Nada frustra tanto como querer escribir acerca de algo y desconocer su nombre exacto. Antes de teclear estas líneas describí el objeto para que el sacrosanto Internet me diera la palabra y únicamente me mostró la imagen.
Torbellino, trompo, carrusel, gusano... en fin. El asunto es que durante mi niñez tuve una extraña fascinación por esos, cada vez más extintos, parques infantiles con juegos de metal. Digamos que la psicosis por el consumo de la sobreprotección todavía no habían alcanzado los niveles actuales y los niños teníamos cierta libertad para movilizarnos.

Llegar a un parque infantil significaba interactuar con conocidos y desconocidos. Las niñas acaparaban los columpios y los sube y bajas. Los niños los pasamanos y ese extraño aparato de entretenimiento centrífugo que tiene mil nombres.

Recuerdo que nos sentábamos en las frías barras de metal que hacían una banca circular, al centro estaba un eje que servía de timón para hacer que todo girara. Los más débiles se ponían en posición aferrándose a los barrotes, los más fuertes acaparaban el centro y le daban cuanta velocidad que les diera la gana con la intención de 1. hacer vomitar a los niños más sensibles; 2. hacer que las niñas gritaran de pánico; o 3. que los más envalentonados suplicaran clemencia.
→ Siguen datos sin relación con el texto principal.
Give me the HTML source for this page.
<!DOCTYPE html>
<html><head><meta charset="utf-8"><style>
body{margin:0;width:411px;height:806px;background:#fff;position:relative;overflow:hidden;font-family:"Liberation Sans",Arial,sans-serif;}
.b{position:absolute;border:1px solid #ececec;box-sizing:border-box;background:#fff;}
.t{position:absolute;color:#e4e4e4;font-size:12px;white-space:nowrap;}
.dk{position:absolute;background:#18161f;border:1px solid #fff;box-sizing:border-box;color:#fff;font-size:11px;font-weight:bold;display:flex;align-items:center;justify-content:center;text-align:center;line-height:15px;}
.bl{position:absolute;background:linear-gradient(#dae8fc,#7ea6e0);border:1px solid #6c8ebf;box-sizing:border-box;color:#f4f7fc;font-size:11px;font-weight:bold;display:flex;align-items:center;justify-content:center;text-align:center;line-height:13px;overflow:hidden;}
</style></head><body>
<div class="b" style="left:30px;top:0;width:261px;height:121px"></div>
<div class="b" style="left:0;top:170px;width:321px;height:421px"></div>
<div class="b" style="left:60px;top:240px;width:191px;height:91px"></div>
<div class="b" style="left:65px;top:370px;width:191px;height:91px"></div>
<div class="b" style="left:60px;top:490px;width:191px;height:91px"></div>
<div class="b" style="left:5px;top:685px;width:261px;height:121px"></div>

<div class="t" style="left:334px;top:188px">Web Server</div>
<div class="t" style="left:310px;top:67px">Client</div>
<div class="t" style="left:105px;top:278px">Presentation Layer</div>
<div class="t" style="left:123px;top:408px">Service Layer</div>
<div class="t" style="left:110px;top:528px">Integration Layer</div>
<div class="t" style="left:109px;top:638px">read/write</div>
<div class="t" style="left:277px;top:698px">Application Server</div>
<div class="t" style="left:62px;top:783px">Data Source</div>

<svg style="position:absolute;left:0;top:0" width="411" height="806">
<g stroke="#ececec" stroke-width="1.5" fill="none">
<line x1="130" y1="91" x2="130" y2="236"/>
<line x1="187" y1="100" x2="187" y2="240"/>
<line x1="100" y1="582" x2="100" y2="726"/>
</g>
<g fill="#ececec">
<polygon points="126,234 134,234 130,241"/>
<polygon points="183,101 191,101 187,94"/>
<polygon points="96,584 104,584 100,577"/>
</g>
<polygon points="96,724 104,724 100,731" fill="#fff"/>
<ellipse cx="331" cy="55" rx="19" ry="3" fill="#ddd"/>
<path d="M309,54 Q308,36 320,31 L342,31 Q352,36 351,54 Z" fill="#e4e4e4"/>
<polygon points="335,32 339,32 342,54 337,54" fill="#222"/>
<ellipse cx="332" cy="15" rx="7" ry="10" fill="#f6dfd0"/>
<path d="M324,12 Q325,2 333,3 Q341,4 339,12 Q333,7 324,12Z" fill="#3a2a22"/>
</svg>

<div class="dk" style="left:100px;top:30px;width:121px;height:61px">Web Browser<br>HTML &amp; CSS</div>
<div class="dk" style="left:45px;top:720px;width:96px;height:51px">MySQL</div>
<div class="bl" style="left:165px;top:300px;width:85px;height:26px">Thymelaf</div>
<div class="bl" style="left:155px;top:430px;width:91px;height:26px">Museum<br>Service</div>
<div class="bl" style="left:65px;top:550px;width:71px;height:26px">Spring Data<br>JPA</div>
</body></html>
Recuerdo al artefacto girando y girando mientras yo veía a mis compañeros de juego apretando los ojos y todo el paisaje alrededor desdibujándose en una suma de colores. Era tanta la presión que a veces me preguntaba en qué momento íbamos a despegar o a derrumbarnos. Yo -que fui de los malcriados- gozaba sádicamente viendo a los niños aterrorizados, pero como siempre tenemos sobre nosotros a alguien peor... en varias ocasiones supliqué clemencia.

Afortunadamente sobreviví a dicho entretenimiento. Al crecer también fue necesario desistir, salirme del juego y ver desde afuera el vértigo de otros. Mareados y bajando casi a gatas, pero esperando reponerse para subir una y otra y otra vez más.